Nosferanul. À quoi bon dire du mal, entend-on parfois. Eh bien Mesdames et Messieurs, d’une, ça soulage. De deux, ça permet de comprendre ce qu’on aime, et pourquoi on trouve bien ce qu’on trouve bien. Enfin peut-être, ne nous avançons pas. À quoi bon comparer les films entre eux, entend-on aussi. Mais quand ledit film est un remake d’un truc mille fois remaké, vous m’accorderez que c’est un peu obligé. Et donc Nosferatu 1922 obviously, passé le pont les fantômes vinrent à sa rencontre, Nosferatu 1979 aussi, Popol Vuh + momies mexicaines at the controls, et Klaus Kinski qui a les mêmes incisives que Max Schreck. Car le truc dans Nosferatu, outre que ça se passe en Allemagne plutôt qu’en Angleterre comme Dracula, c’est que le vampire est armé de longues incisives et non de canines, ce qui lui donne un petit air de lapin démoniaque. De manière contre-intuitive ce comique léger provoque un surcroît d’effroi, je trouve. Apprenez par ailleurs que j’ai trouvé nuls la plupart des Dracula que j’ai vus — y compris le matriciel starring Bela Lugosi, qui m’avait vachement déçu. Sauf le Coppola nineties que je chéris, au point que je refais systématiquement la réplique de Gary Oldman, I am Dracula, welcome to my home, faux accent hongrois et tout, à quiconque ose franchir le seuil de mon humble demeure. La patience de la personne chère à mon cœur est infinie.

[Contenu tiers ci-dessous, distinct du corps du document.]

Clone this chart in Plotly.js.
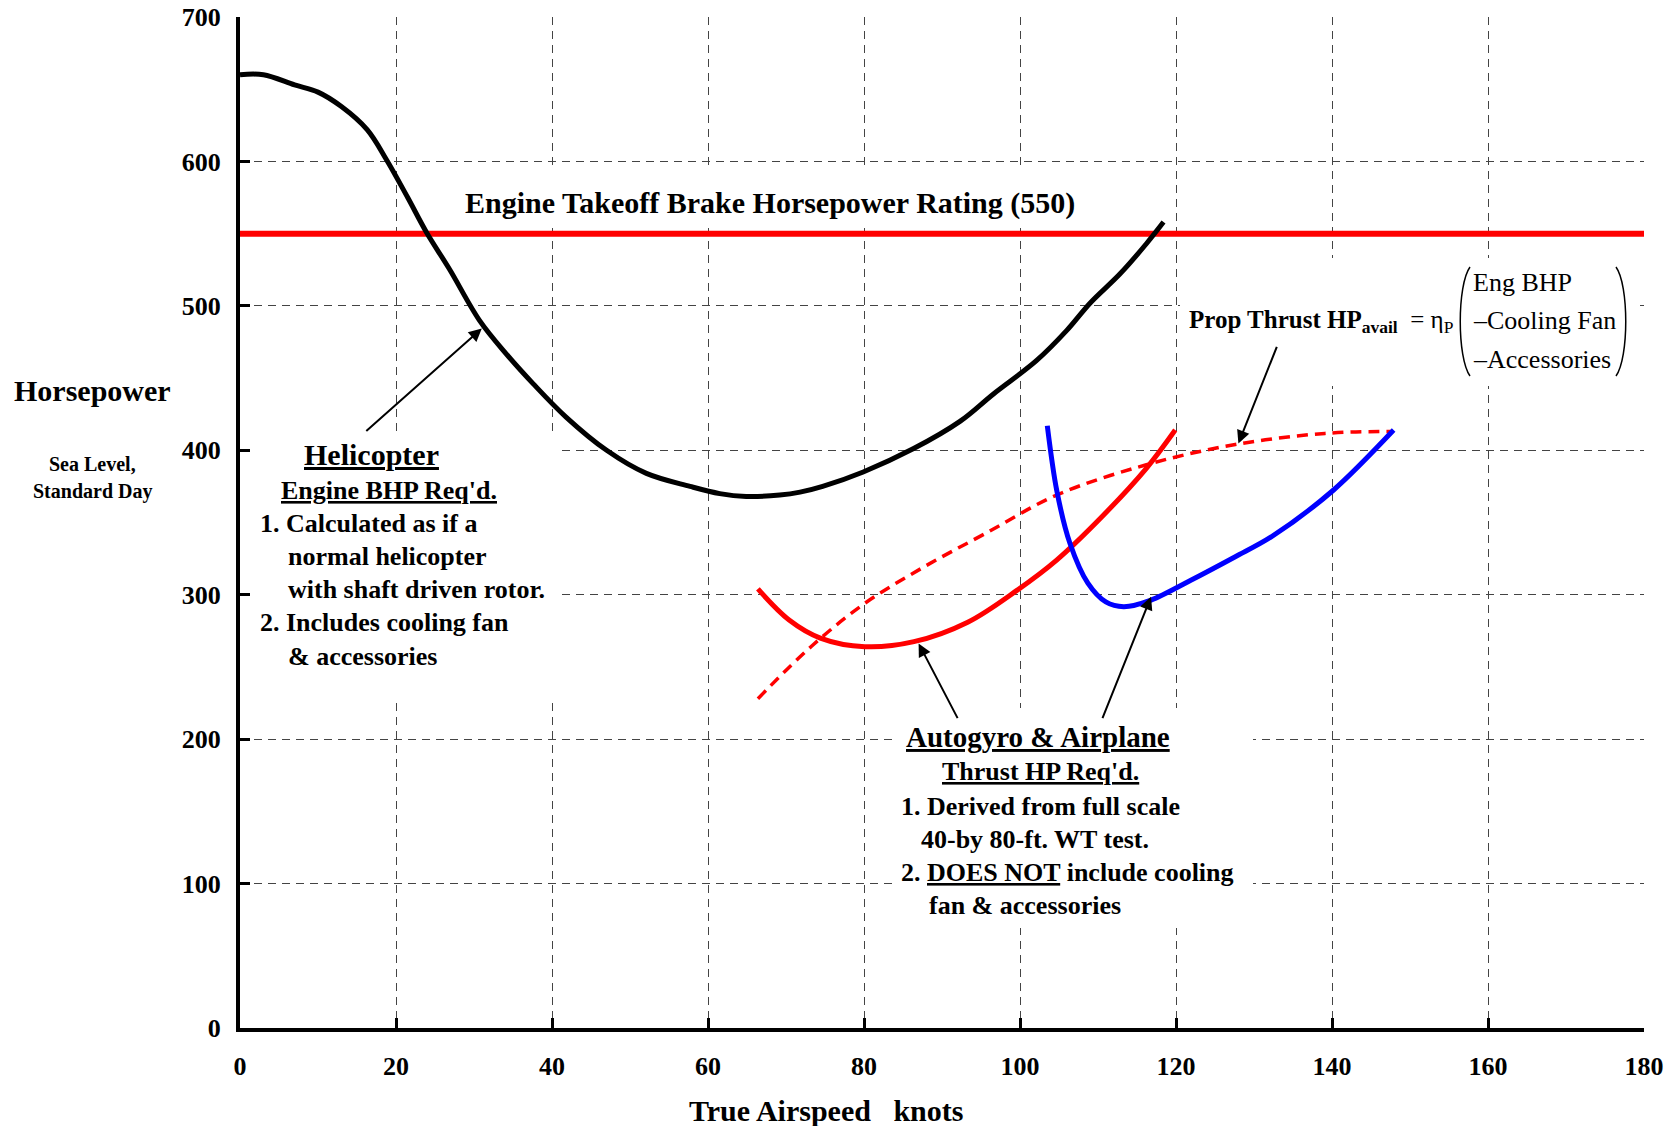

Revenons à notre remake actuel, le vampire n’a ni incisives ni canines particulièrement proéminentes, mais une grosse moustache, après tout pourquoi pas. Dès qu’il s’exprime — faux accent roumain, obviously —, on s’attend à ce qu’un groupe de black metal se mette à accompagner ses éructations gutturales, mais non, violons stridents un peu et c’est tout, dommage. Parlons de la musique, elle est le signe que ça ne va pas aller dès le départ. Je veux dire, orchestrations relou dans la scène d’exposition où Harker, enfin Hutter, emprunte insoucieusement les rues de la ville pour aller au turbin. Résultat, on se croirait au village des Hobbits, tandis que pour meubler se croisent deux calèches devant la porte de l’étude notariale, c’est infernal. Plus tard, on guette les morceaux de bravoure, et le film les évite quasi tous soigneusement, mais pour enfler tout le reste par ailleurs. Prenons un exemple, l’arrivée de la voiture du vampire au carrefour des chemins, le vampire déguisé conduisait lui-même la voiture dans Nosferatu 1922. Il avait des employés du cru dans Nosferatu 1979, tandis que dans une scène incroyable du Coppola un cocher surhumain tendait un bras démesuré pour faire monter sa proie. Ici, rien. La diligence n’a pas de conducteur, la portière s’ouvre toute seule, Hutter grimpe dans un fondu au noir. Par suite et comme souvent, ça fait tableau/chromo (cf. illustration), mais à quoi bon. Tout est dévalué. Me fatigue d’avance l’idée de causer du sous-texte psychosexuel avec l’héroïne sujette à des crises d’épilepsie façon L’Exorciste, faisons avance rapide jusqu’à la fin, attention spoilers.
La dernière image qui fait tableau/chromo est jolie, vieux cadavre sur jeune morte, mais pour ça, il a fallu tuer la jeune fille, et c’est lamentable. Je veux dire, dans Nosferatu 1922, Ellen se réveillait tranquillement, une fois le monstre désintégré par les premiers rayons du soleil, et tout était fini dans la bonne humeur. Ici non, il faut absolument qu’elle meure. Pour une jolie image. Qu’aurait dit Rivette, je me le demande, je vais sonder le regretté cinéaste aux longues incisives par Ouija board.